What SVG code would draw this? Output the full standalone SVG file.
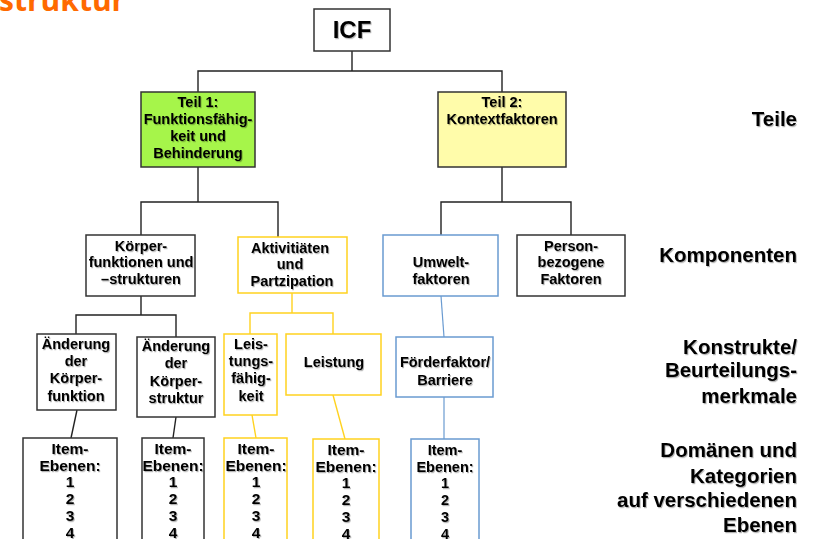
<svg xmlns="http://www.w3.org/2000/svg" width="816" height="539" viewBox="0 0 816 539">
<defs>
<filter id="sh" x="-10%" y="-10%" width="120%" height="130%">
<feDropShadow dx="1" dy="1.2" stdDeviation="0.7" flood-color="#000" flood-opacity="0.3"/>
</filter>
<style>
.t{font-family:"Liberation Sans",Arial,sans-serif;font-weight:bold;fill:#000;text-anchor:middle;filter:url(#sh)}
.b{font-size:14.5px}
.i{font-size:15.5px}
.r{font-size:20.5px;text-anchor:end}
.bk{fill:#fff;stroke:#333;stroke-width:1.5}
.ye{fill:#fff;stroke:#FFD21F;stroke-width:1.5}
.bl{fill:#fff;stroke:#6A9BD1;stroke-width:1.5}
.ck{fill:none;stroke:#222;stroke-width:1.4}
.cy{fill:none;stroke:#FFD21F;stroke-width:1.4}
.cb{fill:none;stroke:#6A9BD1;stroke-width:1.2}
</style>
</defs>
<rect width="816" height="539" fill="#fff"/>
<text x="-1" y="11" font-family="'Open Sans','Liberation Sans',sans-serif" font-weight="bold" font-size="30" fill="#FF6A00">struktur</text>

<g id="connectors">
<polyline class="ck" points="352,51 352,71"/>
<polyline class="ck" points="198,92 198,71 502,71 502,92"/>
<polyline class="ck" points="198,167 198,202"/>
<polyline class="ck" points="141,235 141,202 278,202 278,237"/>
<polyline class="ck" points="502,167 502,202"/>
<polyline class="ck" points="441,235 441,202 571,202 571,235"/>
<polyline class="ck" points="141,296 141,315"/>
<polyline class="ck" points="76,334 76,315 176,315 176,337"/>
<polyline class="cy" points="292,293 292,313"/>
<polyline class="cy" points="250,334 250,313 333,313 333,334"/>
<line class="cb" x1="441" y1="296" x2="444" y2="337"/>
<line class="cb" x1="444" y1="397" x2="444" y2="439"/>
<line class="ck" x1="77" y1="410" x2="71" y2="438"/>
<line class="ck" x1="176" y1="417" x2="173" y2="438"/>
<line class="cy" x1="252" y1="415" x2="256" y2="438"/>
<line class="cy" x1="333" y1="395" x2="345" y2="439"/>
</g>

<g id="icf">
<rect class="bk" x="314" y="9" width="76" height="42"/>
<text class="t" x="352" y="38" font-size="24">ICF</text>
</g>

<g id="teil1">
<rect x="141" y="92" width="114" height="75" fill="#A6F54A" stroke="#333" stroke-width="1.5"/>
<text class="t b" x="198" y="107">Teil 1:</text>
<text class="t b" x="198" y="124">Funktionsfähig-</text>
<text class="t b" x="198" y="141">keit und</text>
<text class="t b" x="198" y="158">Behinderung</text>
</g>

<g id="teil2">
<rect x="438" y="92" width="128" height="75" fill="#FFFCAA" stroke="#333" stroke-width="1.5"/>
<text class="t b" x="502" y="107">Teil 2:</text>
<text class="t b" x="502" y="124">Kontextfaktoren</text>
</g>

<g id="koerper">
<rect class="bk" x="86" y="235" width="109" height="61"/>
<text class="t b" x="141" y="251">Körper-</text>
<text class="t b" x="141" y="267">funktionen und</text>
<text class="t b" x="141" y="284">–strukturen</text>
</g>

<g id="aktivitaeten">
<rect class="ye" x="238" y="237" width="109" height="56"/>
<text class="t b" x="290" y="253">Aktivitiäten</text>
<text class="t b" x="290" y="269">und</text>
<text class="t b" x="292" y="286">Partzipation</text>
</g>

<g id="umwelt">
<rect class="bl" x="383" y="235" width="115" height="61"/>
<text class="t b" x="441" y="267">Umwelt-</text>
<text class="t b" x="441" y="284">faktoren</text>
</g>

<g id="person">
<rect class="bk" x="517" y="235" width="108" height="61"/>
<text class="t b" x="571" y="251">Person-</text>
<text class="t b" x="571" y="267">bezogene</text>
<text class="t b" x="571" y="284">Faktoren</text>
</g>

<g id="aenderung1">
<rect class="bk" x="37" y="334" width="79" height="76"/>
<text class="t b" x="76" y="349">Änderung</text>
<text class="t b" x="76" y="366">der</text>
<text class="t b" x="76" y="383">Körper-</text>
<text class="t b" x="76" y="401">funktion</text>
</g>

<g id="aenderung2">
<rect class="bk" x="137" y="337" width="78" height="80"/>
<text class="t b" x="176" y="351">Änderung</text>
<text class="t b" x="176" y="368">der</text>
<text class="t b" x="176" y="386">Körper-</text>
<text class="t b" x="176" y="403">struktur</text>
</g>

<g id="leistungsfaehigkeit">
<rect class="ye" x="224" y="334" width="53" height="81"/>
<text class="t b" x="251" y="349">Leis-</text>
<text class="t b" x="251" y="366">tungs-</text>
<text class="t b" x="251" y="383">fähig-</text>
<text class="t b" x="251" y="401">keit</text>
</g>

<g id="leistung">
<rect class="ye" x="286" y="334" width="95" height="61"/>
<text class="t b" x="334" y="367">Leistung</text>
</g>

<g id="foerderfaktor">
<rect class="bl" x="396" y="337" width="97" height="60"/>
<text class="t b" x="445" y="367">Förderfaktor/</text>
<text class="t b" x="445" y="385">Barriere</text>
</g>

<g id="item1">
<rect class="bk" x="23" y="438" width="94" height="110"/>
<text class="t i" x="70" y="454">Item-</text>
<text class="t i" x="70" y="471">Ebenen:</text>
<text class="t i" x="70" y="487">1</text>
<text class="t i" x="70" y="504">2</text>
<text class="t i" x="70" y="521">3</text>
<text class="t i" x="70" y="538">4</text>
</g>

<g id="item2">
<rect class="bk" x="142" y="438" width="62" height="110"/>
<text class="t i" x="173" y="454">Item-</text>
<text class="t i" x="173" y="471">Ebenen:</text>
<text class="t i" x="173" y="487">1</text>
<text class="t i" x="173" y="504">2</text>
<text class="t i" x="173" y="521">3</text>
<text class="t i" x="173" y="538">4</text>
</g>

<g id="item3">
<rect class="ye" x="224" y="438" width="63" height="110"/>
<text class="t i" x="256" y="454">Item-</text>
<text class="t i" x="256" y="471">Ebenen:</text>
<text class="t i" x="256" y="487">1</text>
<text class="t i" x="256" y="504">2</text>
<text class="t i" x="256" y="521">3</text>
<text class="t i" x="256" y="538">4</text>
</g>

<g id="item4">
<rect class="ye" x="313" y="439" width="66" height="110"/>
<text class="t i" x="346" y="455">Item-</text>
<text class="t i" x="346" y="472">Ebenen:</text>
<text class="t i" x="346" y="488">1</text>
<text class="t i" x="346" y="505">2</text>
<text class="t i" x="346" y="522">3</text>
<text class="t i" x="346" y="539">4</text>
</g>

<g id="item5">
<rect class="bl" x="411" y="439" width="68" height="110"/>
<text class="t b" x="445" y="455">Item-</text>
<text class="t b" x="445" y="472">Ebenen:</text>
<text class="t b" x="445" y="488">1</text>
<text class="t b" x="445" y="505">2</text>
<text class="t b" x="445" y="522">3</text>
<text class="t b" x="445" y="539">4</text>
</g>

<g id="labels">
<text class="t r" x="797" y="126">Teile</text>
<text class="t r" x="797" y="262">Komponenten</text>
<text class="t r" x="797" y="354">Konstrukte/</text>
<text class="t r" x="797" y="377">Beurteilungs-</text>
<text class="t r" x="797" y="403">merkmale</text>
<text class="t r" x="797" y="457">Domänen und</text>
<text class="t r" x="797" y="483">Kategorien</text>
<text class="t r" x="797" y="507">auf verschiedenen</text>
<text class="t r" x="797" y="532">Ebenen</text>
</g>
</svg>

....

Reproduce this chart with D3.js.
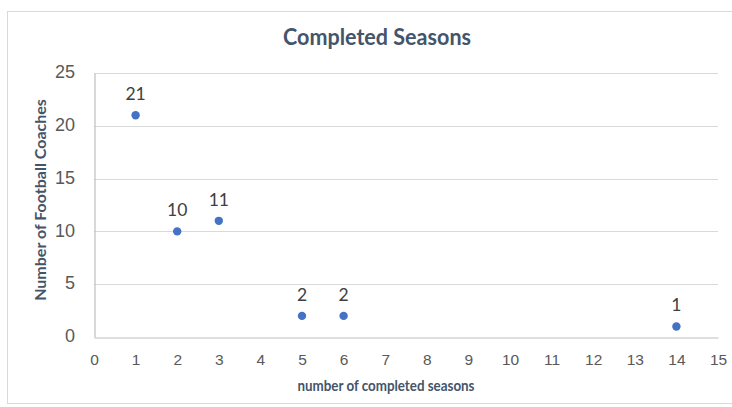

....

WHAT IS ASKED
A single figure is required: the number of lines above in which the word "this" occurs.

CORRECT ANSWER
2